URBANIDADE ANIMAL

05/06/2011 20:21

 

URBANIDADE ANIMAL

 

Perdizes é um bairro de São Paulo onde qualquer um que se aventure a caminhar se identificará mais com um alpinista do que com um mero pedestre. A maioria de suas ruas é de ladeiras bastante íngremes. Restam poucos quarteirões, quase planos. E são esses os preferidos pelos donos de pets para a caminhada diária para que seus bichinhos possam aliviar suas necessidades e se socializarem. Benefício estendido igualmente aos donos que acabam formando uma comunidade anônima e alegre de donos de bichinhos de estimação. Todos os cães têm nome. Os donos,são lembrados pelas histórias que contam.

E os cães que na última década foram agregados aos donos como verdadeiros filhos (aliás, uma colega de encontro fortuito possui uma camiseta com a seguinte estampa “mãe de cachorro também é mãe”), usufruem de sua característica de aliar-se ao homem em troca de alimento no extremo da urbanidade. Não são raros os cães que adoram passear de carro, a fuça para fora da janela farejando avidamente todos os odores no ar.

Já existem várias creches pelo bairro, algumas até com serviço de perua “escolar” que buscam e levam aos seus lares, dos grandes aos pequenos, para terem um dia repleto de atividades: socialização, adestramento e até hora para descanso. Tive uma Cocker que vinham buscá-la de carro para o serviço de tosa. Era a primeira a oferecer-se para entrar no carro, a despeito de depois ter de enfrentar banho e secador.

No entanto, com tantas coisas à disposição de donos e cães (acredito que haja uma loja de pet para cada três quarteirões no bairro), ambos perdem algo que adormece no íntimo de ambos. Há algum tempo sob a marquise de uma padaria desativada na esquina de casa havia um grupo de moradores de rua com uma cadela que logo deu cria. Eram três mestiços de terrier que olhávamos condoídos, a sarna alastrando-se apesar dos vermífugos e alimentação fornecidos pela vizinhança. Há mais de um ano foram desalojados dali. Mas outro dia, indo para o serviço, ironicamente passando pela calçada de uma das famosas creches caninas da região, a moradora de rua subia a ladeira com dois daqueles filhotes, ambos crescidos, correndo soltos, brincando entre si, felizes, como festa que passa como vento. Ela, ao encontro de nosso olhar, sem vergonha da falta de vários de seus dentes, deu um sorriso misto de orgulho e felicidade pelas lindas crias.

Outra vizinha, mãe de três filhos adolescentes, taciturna e bastante fechada provavelmente pelas dificuldades de sobrevivência após a viuvez, viu sua casa presenteada com uma pequena coisinha preta, saltitante. Descendo os meus cães para o último xixi noturno, observei-a correndo pela calçada brincando com aquele filhote repleto de energia.

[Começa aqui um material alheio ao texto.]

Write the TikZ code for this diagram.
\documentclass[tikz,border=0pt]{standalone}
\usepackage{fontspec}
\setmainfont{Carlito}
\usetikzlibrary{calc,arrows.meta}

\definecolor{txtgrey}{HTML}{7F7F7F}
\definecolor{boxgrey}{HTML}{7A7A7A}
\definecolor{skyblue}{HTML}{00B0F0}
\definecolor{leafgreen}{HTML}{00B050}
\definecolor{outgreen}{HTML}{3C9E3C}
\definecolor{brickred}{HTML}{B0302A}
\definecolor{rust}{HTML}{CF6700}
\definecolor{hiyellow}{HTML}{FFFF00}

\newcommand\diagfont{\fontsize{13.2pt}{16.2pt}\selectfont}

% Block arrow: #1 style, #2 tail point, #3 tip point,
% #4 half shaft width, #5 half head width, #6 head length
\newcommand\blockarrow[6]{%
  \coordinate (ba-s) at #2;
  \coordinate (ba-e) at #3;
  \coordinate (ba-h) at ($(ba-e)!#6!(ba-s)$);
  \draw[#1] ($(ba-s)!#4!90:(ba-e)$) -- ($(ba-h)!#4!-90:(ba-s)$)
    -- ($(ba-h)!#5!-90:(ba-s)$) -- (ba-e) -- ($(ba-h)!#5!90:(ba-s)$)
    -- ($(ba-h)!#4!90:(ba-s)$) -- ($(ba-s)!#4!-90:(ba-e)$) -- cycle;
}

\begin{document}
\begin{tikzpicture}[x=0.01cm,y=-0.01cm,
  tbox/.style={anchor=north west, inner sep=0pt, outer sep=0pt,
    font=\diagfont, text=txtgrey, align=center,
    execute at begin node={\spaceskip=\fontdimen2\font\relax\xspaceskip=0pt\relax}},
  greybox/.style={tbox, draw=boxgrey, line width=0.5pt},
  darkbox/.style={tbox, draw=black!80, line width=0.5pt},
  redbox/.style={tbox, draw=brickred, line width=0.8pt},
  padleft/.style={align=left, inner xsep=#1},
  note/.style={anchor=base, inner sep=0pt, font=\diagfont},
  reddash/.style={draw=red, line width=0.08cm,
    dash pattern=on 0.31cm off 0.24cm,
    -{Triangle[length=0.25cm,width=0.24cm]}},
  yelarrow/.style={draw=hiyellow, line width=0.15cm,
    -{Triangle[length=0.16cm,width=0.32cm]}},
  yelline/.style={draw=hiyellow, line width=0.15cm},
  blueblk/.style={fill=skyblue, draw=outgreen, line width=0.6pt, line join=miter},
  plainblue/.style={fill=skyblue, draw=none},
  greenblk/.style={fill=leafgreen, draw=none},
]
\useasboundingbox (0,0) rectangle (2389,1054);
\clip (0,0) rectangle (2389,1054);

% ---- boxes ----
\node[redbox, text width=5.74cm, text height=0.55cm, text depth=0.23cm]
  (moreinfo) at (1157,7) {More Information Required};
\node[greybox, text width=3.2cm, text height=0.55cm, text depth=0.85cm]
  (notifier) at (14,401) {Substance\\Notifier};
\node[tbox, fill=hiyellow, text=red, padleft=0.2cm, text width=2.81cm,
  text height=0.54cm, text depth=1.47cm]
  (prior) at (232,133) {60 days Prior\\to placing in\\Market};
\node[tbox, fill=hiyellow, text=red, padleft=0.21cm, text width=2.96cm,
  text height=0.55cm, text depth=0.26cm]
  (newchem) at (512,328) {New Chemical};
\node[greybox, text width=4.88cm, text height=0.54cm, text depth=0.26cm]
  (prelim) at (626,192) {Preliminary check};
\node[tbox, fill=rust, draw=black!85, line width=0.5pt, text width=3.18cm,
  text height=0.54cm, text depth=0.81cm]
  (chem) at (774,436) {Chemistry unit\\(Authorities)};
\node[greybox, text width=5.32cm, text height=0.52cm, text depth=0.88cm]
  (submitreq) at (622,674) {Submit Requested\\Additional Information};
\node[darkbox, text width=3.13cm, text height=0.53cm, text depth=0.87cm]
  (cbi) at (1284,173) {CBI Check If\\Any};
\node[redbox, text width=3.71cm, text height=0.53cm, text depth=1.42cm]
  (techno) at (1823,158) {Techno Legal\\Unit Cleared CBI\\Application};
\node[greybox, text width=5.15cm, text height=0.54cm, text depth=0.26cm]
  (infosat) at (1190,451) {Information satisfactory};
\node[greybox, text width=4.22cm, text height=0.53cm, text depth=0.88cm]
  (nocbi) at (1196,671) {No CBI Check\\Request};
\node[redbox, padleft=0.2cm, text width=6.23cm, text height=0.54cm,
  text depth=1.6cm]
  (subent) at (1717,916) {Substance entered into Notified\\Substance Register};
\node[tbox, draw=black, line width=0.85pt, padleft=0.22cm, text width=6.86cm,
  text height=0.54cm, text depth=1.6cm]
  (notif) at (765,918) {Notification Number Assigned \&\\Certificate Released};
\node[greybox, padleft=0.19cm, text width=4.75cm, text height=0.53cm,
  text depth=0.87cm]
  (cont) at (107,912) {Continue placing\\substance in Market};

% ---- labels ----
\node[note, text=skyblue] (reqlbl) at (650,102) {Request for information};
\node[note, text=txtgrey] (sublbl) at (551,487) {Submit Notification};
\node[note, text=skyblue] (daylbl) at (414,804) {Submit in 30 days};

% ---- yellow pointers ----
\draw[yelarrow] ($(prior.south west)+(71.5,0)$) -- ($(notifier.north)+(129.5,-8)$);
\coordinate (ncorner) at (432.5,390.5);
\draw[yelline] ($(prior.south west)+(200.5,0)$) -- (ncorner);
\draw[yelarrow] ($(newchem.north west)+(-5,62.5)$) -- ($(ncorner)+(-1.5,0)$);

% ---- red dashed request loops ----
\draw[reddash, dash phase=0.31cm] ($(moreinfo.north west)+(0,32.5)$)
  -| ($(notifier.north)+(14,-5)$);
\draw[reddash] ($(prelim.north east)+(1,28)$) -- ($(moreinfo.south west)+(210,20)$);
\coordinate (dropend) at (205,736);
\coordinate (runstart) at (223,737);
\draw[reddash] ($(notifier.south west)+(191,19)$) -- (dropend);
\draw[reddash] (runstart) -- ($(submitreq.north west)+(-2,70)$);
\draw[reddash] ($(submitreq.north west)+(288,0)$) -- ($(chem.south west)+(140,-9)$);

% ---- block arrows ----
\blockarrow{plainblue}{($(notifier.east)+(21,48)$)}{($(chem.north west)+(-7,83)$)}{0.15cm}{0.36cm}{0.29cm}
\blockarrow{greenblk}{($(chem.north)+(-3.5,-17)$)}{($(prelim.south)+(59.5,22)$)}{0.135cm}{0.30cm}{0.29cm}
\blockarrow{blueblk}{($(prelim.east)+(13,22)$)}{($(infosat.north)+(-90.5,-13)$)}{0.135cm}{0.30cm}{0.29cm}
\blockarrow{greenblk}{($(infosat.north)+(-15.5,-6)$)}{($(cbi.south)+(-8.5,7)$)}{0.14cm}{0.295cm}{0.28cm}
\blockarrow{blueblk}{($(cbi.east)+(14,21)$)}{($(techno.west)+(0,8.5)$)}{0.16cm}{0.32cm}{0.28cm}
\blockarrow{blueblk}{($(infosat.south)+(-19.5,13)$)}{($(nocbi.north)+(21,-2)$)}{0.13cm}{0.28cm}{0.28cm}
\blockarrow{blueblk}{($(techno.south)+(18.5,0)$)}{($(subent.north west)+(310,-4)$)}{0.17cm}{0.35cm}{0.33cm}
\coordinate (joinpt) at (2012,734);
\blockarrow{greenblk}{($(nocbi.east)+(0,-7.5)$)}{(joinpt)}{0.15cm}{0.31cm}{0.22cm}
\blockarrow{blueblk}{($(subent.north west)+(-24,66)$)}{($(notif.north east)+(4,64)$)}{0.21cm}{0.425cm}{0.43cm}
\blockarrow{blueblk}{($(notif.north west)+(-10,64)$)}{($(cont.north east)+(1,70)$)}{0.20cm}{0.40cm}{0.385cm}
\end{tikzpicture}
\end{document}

A primordialidade daquela alegria evitou que eu estragasse tudo fazendo um discurso sobre a necessidade de uma coleira em meio a um universo de veículos. Ali era ela novamente o amor feliz e incondicional que une uma criança a seu cão e que, a urbanidade tem roubado, a homens e cães, com todos os seus fetiches de consumo. Nessa hora, homem e animal se irmanam como filhos do mesmo Deus.